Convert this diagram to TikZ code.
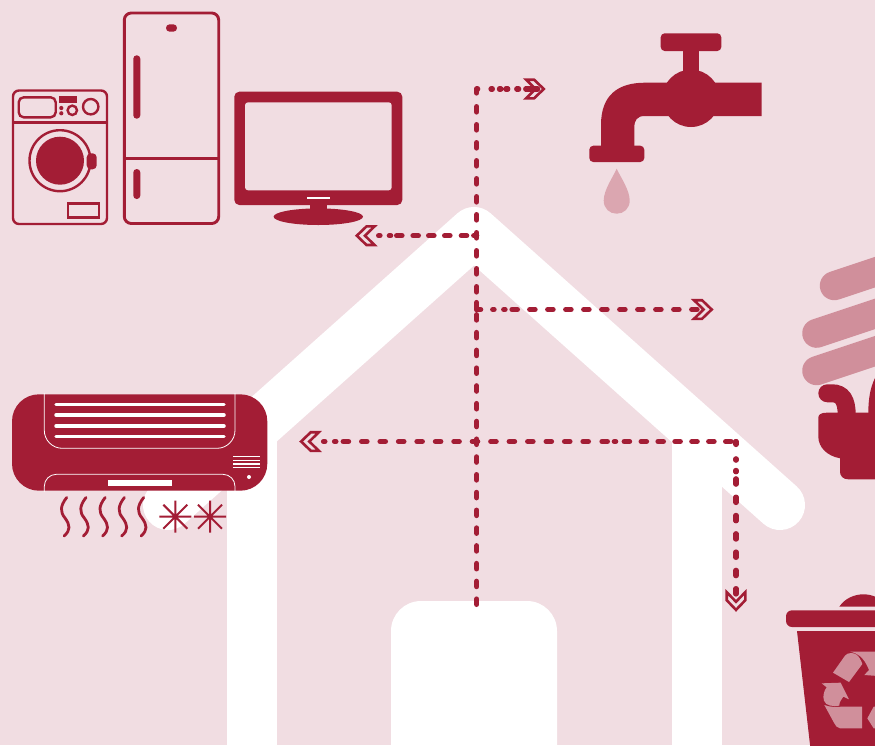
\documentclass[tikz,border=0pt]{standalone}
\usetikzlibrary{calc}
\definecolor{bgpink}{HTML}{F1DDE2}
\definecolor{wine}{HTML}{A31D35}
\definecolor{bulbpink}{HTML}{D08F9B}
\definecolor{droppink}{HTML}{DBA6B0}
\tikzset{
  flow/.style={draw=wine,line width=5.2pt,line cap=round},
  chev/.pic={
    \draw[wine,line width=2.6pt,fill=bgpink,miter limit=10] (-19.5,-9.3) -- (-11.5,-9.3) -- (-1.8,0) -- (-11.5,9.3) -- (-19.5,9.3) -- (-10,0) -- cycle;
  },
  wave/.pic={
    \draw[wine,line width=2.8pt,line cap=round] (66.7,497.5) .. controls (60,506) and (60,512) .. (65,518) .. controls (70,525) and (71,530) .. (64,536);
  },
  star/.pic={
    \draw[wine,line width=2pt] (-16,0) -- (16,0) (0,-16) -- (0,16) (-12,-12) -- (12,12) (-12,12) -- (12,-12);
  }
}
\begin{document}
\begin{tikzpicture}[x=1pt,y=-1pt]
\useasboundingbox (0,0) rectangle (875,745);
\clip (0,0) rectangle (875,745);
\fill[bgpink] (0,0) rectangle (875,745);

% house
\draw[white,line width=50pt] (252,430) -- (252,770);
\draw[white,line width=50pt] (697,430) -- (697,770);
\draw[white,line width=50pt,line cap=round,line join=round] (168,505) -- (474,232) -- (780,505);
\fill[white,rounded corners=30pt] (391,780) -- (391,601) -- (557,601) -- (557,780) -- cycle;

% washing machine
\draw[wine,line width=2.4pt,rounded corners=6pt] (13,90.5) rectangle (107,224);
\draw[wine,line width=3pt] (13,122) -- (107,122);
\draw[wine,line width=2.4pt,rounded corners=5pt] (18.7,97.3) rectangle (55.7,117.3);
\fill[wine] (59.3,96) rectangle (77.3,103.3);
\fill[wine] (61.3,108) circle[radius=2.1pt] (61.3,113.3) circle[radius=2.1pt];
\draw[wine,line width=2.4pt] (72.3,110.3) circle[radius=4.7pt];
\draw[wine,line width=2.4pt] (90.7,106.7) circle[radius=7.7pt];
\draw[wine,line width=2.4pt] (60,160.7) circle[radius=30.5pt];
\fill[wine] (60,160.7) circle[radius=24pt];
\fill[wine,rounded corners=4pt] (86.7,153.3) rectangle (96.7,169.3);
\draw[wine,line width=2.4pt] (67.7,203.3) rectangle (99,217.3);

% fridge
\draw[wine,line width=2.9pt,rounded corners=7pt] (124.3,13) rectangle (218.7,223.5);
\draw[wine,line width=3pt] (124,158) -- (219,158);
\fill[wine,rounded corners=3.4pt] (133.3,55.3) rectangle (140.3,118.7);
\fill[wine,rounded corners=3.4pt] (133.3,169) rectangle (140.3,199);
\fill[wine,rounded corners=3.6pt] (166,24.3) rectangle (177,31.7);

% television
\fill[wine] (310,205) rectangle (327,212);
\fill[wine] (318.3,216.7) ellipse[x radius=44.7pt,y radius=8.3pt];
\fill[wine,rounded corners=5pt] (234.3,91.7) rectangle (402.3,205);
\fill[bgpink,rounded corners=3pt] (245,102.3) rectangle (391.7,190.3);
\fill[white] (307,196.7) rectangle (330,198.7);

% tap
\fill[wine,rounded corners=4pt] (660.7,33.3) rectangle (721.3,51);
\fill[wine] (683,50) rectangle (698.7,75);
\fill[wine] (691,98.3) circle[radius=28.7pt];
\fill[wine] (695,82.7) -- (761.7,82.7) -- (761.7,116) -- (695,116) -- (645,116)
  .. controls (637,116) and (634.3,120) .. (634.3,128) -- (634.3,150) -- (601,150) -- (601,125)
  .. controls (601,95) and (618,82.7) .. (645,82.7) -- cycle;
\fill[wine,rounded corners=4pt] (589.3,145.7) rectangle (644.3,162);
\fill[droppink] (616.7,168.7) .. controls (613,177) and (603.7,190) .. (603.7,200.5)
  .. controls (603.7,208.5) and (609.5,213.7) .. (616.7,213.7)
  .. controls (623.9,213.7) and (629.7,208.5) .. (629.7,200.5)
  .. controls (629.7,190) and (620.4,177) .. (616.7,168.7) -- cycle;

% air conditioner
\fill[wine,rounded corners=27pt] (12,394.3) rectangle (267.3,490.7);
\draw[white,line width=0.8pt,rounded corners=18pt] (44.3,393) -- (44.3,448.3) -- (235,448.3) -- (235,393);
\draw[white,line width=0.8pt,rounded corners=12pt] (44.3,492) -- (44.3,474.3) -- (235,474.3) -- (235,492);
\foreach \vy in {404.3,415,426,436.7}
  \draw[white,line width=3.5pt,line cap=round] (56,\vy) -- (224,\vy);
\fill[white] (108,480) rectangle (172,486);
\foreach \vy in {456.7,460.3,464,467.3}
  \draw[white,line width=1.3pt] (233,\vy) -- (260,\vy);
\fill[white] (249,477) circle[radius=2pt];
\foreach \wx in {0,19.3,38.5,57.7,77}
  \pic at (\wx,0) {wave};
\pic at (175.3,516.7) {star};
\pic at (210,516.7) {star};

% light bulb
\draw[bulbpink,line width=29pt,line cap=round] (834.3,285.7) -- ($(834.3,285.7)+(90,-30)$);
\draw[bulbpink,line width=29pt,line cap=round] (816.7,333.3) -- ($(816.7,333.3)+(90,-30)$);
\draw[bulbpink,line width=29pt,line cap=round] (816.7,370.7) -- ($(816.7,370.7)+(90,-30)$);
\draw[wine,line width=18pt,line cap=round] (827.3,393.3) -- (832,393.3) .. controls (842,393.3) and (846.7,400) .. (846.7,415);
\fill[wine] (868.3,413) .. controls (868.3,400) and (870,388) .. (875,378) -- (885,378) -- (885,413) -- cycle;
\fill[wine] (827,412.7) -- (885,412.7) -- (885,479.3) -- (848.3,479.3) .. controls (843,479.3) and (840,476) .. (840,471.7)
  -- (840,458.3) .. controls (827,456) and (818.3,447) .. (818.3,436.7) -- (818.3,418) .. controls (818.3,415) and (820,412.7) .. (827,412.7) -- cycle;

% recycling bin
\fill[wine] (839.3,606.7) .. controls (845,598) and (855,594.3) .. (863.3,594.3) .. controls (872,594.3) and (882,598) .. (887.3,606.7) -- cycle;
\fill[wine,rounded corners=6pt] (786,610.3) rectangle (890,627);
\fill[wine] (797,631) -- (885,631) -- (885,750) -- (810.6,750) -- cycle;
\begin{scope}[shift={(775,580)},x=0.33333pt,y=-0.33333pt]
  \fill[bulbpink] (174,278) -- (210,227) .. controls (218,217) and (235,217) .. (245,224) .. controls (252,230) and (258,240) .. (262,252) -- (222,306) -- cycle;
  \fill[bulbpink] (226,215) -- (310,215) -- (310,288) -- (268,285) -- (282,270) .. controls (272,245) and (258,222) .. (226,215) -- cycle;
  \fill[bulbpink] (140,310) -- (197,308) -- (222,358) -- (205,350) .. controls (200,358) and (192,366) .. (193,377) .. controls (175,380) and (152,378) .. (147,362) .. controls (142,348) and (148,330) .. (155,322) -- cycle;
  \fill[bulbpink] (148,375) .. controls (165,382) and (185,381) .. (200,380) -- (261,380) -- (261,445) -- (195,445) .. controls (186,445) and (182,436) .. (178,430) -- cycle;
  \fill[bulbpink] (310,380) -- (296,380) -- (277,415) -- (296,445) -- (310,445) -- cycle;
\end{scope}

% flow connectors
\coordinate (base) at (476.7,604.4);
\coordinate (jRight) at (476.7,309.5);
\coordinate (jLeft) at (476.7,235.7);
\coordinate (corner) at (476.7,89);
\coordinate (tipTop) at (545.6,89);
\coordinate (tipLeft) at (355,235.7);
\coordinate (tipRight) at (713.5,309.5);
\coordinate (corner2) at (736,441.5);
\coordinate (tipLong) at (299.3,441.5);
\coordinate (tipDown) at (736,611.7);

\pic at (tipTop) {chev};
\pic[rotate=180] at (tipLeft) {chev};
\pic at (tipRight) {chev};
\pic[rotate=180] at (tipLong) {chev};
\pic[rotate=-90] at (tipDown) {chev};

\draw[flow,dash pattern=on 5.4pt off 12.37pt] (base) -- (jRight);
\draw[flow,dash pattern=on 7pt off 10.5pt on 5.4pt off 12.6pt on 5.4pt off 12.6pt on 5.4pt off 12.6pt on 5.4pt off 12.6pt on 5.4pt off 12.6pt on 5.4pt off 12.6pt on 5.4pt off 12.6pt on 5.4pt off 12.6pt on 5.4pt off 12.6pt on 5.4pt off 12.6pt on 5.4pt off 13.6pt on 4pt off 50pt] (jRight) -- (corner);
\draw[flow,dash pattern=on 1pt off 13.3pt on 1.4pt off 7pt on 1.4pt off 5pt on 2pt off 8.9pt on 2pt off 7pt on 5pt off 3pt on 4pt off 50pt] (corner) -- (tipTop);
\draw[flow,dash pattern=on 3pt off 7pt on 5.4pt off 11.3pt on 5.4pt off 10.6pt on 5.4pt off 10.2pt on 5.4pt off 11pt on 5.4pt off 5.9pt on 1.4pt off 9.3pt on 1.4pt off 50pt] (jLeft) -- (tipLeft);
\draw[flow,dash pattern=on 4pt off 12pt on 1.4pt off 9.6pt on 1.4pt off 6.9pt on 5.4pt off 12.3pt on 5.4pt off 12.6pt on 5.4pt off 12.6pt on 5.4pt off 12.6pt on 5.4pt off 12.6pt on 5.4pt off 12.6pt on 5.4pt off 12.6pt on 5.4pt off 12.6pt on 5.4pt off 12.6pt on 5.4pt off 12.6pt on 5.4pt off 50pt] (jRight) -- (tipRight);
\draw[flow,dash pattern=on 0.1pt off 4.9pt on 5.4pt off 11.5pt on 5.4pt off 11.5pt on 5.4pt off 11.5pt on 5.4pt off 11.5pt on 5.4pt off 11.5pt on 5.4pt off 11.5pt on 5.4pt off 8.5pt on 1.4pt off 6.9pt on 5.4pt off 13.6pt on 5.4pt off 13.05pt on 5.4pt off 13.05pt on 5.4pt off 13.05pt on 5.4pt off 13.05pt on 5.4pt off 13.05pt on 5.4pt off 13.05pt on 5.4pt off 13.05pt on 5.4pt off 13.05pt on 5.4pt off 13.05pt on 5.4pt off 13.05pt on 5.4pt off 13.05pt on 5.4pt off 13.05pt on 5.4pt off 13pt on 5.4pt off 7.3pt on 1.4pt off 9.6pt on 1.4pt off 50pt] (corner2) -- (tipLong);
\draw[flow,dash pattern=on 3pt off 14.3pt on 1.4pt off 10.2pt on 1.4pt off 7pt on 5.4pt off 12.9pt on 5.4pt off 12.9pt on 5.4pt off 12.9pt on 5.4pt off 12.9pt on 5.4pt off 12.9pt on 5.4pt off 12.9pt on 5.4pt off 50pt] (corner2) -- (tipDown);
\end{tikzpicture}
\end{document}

--- --- ---

> WHAT YOU NEED TO DO
Each line from the top of the material through the line containing "(557,780) -- cycle;" should be reproduced exactly; please drop any images.

> THE REPLY
Convert this diagram to TikZ code.
\documentclass[tikz,border=0pt]{standalone}
\usetikzlibrary{calc}
\definecolor{bgpink}{HTML}{F1DDE2}
\definecolor{wine}{HTML}{A31D35}
\definecolor{bulbpink}{HTML}{D08F9B}
\definecolor{droppink}{HTML}{DBA6B0}
\tikzset{
  flow/.style={draw=wine,line width=5.2pt,line cap=round},
  chev/.pic={
    \draw[wine,line width=2.6pt,fill=bgpink,miter limit=10] (-19.5,-9.3) -- (-11.5,-9.3) -- (-1.8,0) -- (-11.5,9.3) -- (-19.5,9.3) -- (-10,0) -- cycle;
  },
  wave/.pic={
    \draw[wine,line width=2.8pt,line cap=round] (66.7,497.5) .. controls (60,506) and (60,512) .. (65,518) .. controls (70,525) and (71,530) .. (64,536);
  },
  star/.pic={
    \draw[wine,line width=2pt] (-16,0) -- (16,0) (0,-16) -- (0,16) (-12,-12) -- (12,12) (-12,12) -- (12,-12);
  }
}
\begin{document}
\begin{tikzpicture}[x=1pt,y=-1pt]
\useasboundingbox (0,0) rectangle (875,745);
\clip (0,0) rectangle (875,745);
\fill[bgpink] (0,0) rectangle (875,745);

% house
\draw[white,line width=50pt] (252,430) -- (252,770);
\draw[white,line width=50pt] (697,430) -- (697,770);
\draw[white,line width=50pt,line cap=round,line join=round] (168,505) -- (474,232) -- (780,505);
\fill[white,rounded corners=30pt] (391,780) -- (391,601) -- (557,601) -- (557,780) -- cycle;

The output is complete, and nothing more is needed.